Помню я и еще одного студента, которого занимали богословские вопросы и который, как кажется, собирался поступить в монахи. Профессором богословия был у нас священник университетской церкви Тарновский, человек строгий, на вид гордый и недоступный. И что же? Однажды не успел он кончить лекции, как вышеупомянутый студент стал перед его кафедрой и попросил позволения сделать замечания насчет его лекции. Тарновский изумился, но позволил ему возражать себе. Минут двадцать продолжался этот курьезный диспут. Помню худое, постное лицо этого студента, но, к сожалению, забыл его фамилию.
В мое время студенты должны были сами записывать и приводить дома в порядок выслушанные ими лекции.
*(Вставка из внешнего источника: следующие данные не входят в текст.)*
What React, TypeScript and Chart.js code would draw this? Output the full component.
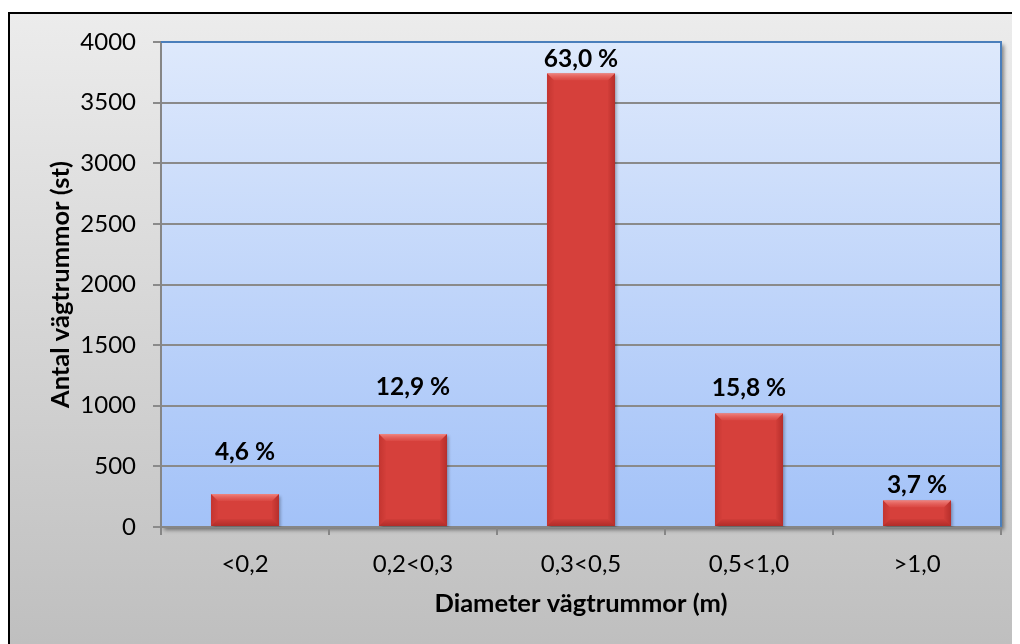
import React, { useEffect, useRef } from "react";
import { Chart, registerables } from "chart.js";

Chart.register(...registerables);

// ---- data ----
const categories = ["<0,2", "0,2<0,3", "0,3<0,5", "0,5<1,0", ">1,0"];
const counts = [273, 766, 3742, 938, 220];
const shareLabels = ["4,6 %", "12,9 %", "63,0 %", "15,8 %", "3,7 %"];
// level (in axis units) at which each percentage label sits in the original
const labelLevels = [628, 1163, 3868, 1155, 357];
const yTickValues = [0, 500, 1000, 1500, 2000, 2500, 3000, 3500, 4000];
const xTitle = "Diameter vägtrummor (m)";
const yTitle = "Antal vägtrummor (st)";

const FONT = "Lato";
const W = 1012;
const H = 636;

const backgroundPlugin = {
  id: "bgPlugin",
  beforeDraw(chart: any) {
    const { ctx, chartArea } = chart;
    ctx.save();
    ctx.fillStyle = "#ffffff";
    ctx.fillRect(0, 0, W, H);
    const g = ctx.createLinearGradient(0, 4, 0, H);
    g.addColorStop(0, "#ececec");
    g.addColorStop(1, "#bfbfbf");
    ctx.fillStyle = g;
    ctx.fillRect(0, 4, W, H - 4);
    ctx.strokeStyle = "#000000";
    ctx.lineWidth = 2;
    ctx.beginPath();
    ctx.moveTo(1, H);
    ctx.lineTo(1, 5);
    ctx.lineTo(W, 5);
    ctx.stroke();
    // plot area
    const { left, top, right, bottom } = chartArea;
    ctx.shadowColor = "rgba(0,0,0,0.45)";
    ctx.shadowOffsetX = 3;
    ctx.shadowOffsetY = 3;
    ctx.shadowBlur = 4;
    const pg = ctx.createLinearGradient(0, top, 0, bottom);
    pg.addColorStop(0, "#dee9fc");
    pg.addColorStop(1, "#a3c2f8");
    ctx.fillStyle = pg;
    ctx.fillRect(left, top, right - left, bottom - top);
    ctx.restore();
  },
  beforeDatasetsDraw(chart: any) {
    const ctx = chart.ctx;
    ctx.save();
    ctx.shadowColor = "rgba(0,0,0,0.3)";
    ctx.shadowOffsetX = 2;
    ctx.shadowOffsetY = 2;
    ctx.shadowBlur = 3;
  },
  afterDatasetsDraw(chart: any) {
    const ctx = chart.ctx;
    ctx.restore();
    const { left, top, right, bottom } = chart.chartArea;
    const meta = chart.getDatasetMeta(0);
    // bevels
    meta.data.forEach((bar: any) => {
      const x0 = bar.x - bar.width / 2;
      const x1 = bar.x + bar.width / 2;
      const y0 = bar.y;
      const y1 = bar.base;
      const b = Math.min(7, (y1 - y0) / 3);
      ctx.save();
      // left side
      const lg = ctx.createLinearGradient(x0, 0, x0 + b, 0);
      lg.addColorStop(0, "rgba(110,0,0,0.18)");
      lg.addColorStop(1, "rgba(110,0,0,0.02)");
      ctx.fillStyle = lg;
      ctx.beginPath();
      ctx.moveTo(x0, y0);
      ctx.lineTo(x0 + b, y0 + b);
      ctx.lineTo(x0 + b, y1 - b);
      ctx.lineTo(x0, y1);
      ctx.closePath();
      ctx.fill();
      // right side
      const rg = ctx.createLinearGradient(x1, 0, x1 - b, 0);
      rg.addColorStop(0, "rgba(100,0,0,0.28)");
      rg.addColorStop(1, "rgba(100,0,0,0.04)");
      ctx.fillStyle = rg;
      ctx.beginPath();
      ctx.moveTo(x1, y0);
      ctx.lineTo(x1 - b, y0 + b);
      ctx.lineTo(x1 - b, y1 - b);
      ctx.lineTo(x1, y1);
      ctx.closePath();
      ctx.fill();
      // bottom
      const bg = ctx.createLinearGradient(0, y1, 0, y1 - b);
      bg.addColorStop(0, "rgba(90,0,0,0.3)");
      bg.addColorStop(1, "rgba(90,0,0,0.05)");
      ctx.fillStyle = bg;
      ctx.beginPath();
      ctx.moveTo(x0, y1);
      ctx.lineTo(x0 + b, y1 - b);
      ctx.lineTo(x1 - b, y1 - b);
      ctx.lineTo(x1, y1);
      ctx.closePath();
      ctx.fill();
      // top
      const tg = ctx.createLinearGradient(0, y0, 0, y0 + b);
      tg.addColorStop(0, "rgba(255,180,175,0.6)");
      tg.addColorStop(1, "rgba(245,120,115,0.15)");
      ctx.fillStyle = tg;
      ctx.beginPath();
      ctx.moveTo(x0, y0);
      ctx.lineTo(x1, y0);
      ctx.lineTo(x1 - b, y0 + b);
      ctx.lineTo(x0 + b, y0 + b);
      ctx.closePath();
      ctx.fill();
      ctx.restore();
    });
    // blue top/right border of plot
    ctx.save();
    ctx.strokeStyle = "#4a7ebb";
    ctx.lineWidth = 2;
    ctx.beginPath();
    ctx.moveTo(left, top);
    ctx.lineTo(right, top);
    ctx.lineTo(right, bottom);
    ctx.stroke();
    ctx.restore();
    // percentage labels
    const yScale = chart.scales.y;
    ctx.save();
    ctx.fillStyle = "#000000";
    ctx.font = `bold 24.5px ${FONT}`;
    ctx.textAlign = "center";
    ctx.textBaseline = "middle";
    meta.data.forEach((bar: any, i: number) => {
      const y = yScale.getPixelForValue(labelLevels[i]);
      ctx.fillText(shareLabels[i], bar.x, y + 1);
    });
    ctx.restore();
  },
};

export default function App() {
  const ref = useRef<HTMLCanvasElement | null>(null);
  useEffect(() => {
    if (!ref.current) return;
    const chart = new Chart(ref.current, {
      type: "bar",
      data: {
        labels: categories,
        datasets: [
          {
            data: counts,
            backgroundColor: "#d6403b",
            borderWidth: 0,
            categoryPercentage: 1,
            barPercentage: 0.405,
          },
        ],
      },
      options: {
        responsive: false,
        animation: false,
        devicePixelRatio: 1,
        layout: { padding: { top: 34, right: 19, left: 0, bottom: 0 } },
        plugins: {
          legend: { display: false },
          tooltip: { enabled: false },
          title: { display: false },
        },
        scales: {
          x: {
            grid: {
              drawOnChartArea: false,
              drawTicks: true,
              tickLength: 8,
              color: "#868686",
              lineWidth: 2,
              offset: true,
            },
            border: { color: "#868686", width: 2 },
            ticks: {
              color: "#000000",
              font: { family: FONT, size: 24 },
              padding: 15,
              maxRotation: 0,
            },
            title: {
              display: true,
              text: xTitle,
              color: "#000000",
              font: { family: FONT, size: 25.5, weight: "bold" },
              padding: { top: 0, bottom: 25 },
            },
            afterFit: (scale: any) => {
              scale.height = 117;
            },
          },
          y: {
            min: 0,
            max: 4000,
            afterBuildTicks: (scale: any) => {
              scale.ticks = yTickValues.map((v) => ({ value: v }));
            },
            grid: {
              color: "#8a8a8a",
              lineWidth: 2,
              tickLength: 8,
            },
            border: { color: "#868686", width: 2 },
            ticks: {
              color: "#000000",
              font: { family: FONT, size: 24 },
              padding: 17,
              callback: (v: any) => String(v),
            },
            title: {
              display: true,
              text: yTitle,
              color: "#000000",
              font: { family: FONT, size: 25.5, weight: "bold" },
              padding: { top: 37, bottom: 0 },
            },
            afterFit: (scale: any) => {
              scale.width = 153;
            },
          },
        },
      },
      plugins: [backgroundPlugin],
    });
    return () => chart.destroy();
  }, []);
  return (
    <div style={{ width: W, height: H }}>
      <canvas ref={ref} width={W} height={H} style={{ display: "block" }} />
    </div>
  );
}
Для этой работы был у меня товарищ, тоже бывший гимназист рязанской гимназии, некто Мартынов. Мы садились рядом, и, если я не поспевал за словами профессора, я толкал его локтем, и он продолжал записывать дальше. На первом курсе с особенным интересом посещал я лекции профессора древней истории Д. Л. Крюкова. Он начал свою историю с древнейших времен Китая, указывая на особенности первобытного китайского миросозерцания. Странным казалось мне, что китайцы, перечисляя стихии, вслед за землей упоминали горы. Крюков читал блистательно; это был один из талантливейших наших ученых. Он нас увлекал; недаром и Фет почтил его стихотворением под заглавием: "Памяти Д. Л. Крюкова". Но увы! лекции эти скоро должны были прекратиться. Он заболел неизлечимой и страшной болезнью: размягчением мозга. Раз я встретил его на улице: он был страшно бледен, и его вели под руку.